Paul R. Yost is senior research specialist at Microsoft where his work includes leadership talent management, executive assessment, leadership performance metrics, and other ongoing research. He also teaches part time in the Organizational Behavior graduate program at Seattle Pacific University. Before Microsoft, Paul was with The Boeing Company where his work focused on leadership development, learning from experience, leadership program design and evaluation, and administration of the corporate employee survey. Previous experience includes work in managerial training, assessment centers, team effectiveness, and selection systems in positions held at GEICO and Battelle Research. Paul received his PhD in I-O psychology from the University of Maryland.

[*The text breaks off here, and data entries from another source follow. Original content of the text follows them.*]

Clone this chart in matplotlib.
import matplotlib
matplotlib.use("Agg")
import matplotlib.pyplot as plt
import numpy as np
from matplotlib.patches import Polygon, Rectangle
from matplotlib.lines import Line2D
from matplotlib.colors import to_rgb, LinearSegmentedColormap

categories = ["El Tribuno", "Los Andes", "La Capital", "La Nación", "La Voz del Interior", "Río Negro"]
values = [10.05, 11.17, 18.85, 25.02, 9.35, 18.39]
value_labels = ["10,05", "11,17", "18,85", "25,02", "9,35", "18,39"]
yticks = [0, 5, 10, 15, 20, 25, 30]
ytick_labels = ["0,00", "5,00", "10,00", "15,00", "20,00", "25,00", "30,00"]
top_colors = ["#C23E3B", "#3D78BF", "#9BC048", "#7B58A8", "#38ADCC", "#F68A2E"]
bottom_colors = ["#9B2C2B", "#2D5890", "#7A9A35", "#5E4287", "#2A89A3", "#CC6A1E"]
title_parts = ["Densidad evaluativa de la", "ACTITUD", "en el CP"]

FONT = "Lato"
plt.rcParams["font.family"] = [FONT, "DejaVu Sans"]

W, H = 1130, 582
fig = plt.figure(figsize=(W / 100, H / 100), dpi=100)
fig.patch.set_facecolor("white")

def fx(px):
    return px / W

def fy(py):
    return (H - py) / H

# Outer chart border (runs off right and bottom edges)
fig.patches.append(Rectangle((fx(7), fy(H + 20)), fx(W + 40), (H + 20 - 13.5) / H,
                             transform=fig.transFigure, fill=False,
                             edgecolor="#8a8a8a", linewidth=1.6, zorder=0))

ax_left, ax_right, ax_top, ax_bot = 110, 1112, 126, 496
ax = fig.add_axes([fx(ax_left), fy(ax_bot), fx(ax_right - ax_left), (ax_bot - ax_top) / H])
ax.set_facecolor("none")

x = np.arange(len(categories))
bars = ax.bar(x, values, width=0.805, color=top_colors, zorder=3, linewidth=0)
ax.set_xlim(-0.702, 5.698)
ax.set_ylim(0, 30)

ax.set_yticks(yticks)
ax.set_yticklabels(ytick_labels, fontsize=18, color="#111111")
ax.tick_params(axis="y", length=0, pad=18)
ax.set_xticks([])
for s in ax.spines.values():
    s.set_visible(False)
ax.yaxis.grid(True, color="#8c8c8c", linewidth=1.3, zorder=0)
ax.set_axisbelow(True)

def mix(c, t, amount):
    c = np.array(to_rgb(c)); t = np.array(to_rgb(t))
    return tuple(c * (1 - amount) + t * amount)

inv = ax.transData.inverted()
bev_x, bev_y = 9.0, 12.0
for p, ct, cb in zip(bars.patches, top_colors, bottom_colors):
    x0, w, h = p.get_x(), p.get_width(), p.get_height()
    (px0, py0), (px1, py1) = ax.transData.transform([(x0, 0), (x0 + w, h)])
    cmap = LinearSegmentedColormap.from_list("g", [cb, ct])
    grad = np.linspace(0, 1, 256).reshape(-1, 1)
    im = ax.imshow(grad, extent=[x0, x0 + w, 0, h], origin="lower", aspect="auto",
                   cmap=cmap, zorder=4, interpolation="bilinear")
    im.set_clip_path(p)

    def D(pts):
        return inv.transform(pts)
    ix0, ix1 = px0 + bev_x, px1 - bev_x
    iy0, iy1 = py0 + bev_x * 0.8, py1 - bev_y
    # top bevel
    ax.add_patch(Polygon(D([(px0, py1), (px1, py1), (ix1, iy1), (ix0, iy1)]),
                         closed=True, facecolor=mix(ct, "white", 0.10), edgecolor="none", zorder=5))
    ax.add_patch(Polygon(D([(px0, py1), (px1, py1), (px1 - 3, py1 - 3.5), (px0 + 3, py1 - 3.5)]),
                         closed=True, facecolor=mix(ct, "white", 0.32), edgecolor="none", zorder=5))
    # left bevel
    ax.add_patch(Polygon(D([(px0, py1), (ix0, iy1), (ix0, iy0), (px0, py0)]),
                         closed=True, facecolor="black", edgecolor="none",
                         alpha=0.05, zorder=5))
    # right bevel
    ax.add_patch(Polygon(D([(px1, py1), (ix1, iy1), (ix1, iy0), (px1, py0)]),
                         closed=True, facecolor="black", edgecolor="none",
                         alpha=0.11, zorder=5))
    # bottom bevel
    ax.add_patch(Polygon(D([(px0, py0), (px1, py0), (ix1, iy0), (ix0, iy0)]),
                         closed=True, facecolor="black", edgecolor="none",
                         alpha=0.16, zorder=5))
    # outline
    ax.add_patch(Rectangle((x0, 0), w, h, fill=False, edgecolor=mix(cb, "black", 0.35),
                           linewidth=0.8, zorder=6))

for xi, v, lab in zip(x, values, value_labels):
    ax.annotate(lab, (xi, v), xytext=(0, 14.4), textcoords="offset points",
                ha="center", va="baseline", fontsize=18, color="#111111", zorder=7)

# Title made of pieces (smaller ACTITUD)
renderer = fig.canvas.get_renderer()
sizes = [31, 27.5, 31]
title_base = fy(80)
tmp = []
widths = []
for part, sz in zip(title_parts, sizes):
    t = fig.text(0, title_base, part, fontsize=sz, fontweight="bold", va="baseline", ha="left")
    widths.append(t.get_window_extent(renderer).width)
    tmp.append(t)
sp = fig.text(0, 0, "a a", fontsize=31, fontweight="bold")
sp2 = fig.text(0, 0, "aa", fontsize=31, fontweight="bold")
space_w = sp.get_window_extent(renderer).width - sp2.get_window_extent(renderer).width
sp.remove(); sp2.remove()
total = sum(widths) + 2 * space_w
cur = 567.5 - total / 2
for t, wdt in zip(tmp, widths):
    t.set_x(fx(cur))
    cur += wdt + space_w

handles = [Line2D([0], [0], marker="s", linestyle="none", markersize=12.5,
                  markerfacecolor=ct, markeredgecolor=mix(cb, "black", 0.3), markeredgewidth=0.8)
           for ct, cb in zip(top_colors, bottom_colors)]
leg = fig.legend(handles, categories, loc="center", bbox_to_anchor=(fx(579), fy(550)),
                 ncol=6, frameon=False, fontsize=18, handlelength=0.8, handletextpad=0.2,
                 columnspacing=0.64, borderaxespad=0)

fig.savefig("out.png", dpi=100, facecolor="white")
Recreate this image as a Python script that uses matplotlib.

Morgan W. McCall, Jr., is professor of Management and Organization, Marshall School of Business, University of Southern California.  A Cornell PhD, he was director of research and a senior behavioral scientist at the Center for Creative Leadership prior to joining USC.  His research focuses on developing executive talent, and he is author or coauthor of Developing Global Executives, High Flyers, The Lessons of Experience, and Whatever it Takes. Morgan has worked with a variety of organizations including American Express, Amgen, Boeing, Cisco Systems, Genentech, Johnson & Johnson, Microsoft, Motorola, Procter & Gamble, Starbucks, and Sun Microsystems.  He is on the faculties of SunU, the University of Toyota, Disney’s Global Leadership and Emerging Leaders Institutes, and the Weyerhaeuser Leadership Institute. He received his PhD from the New York State School of Industrial and Labor Relations at Cornell.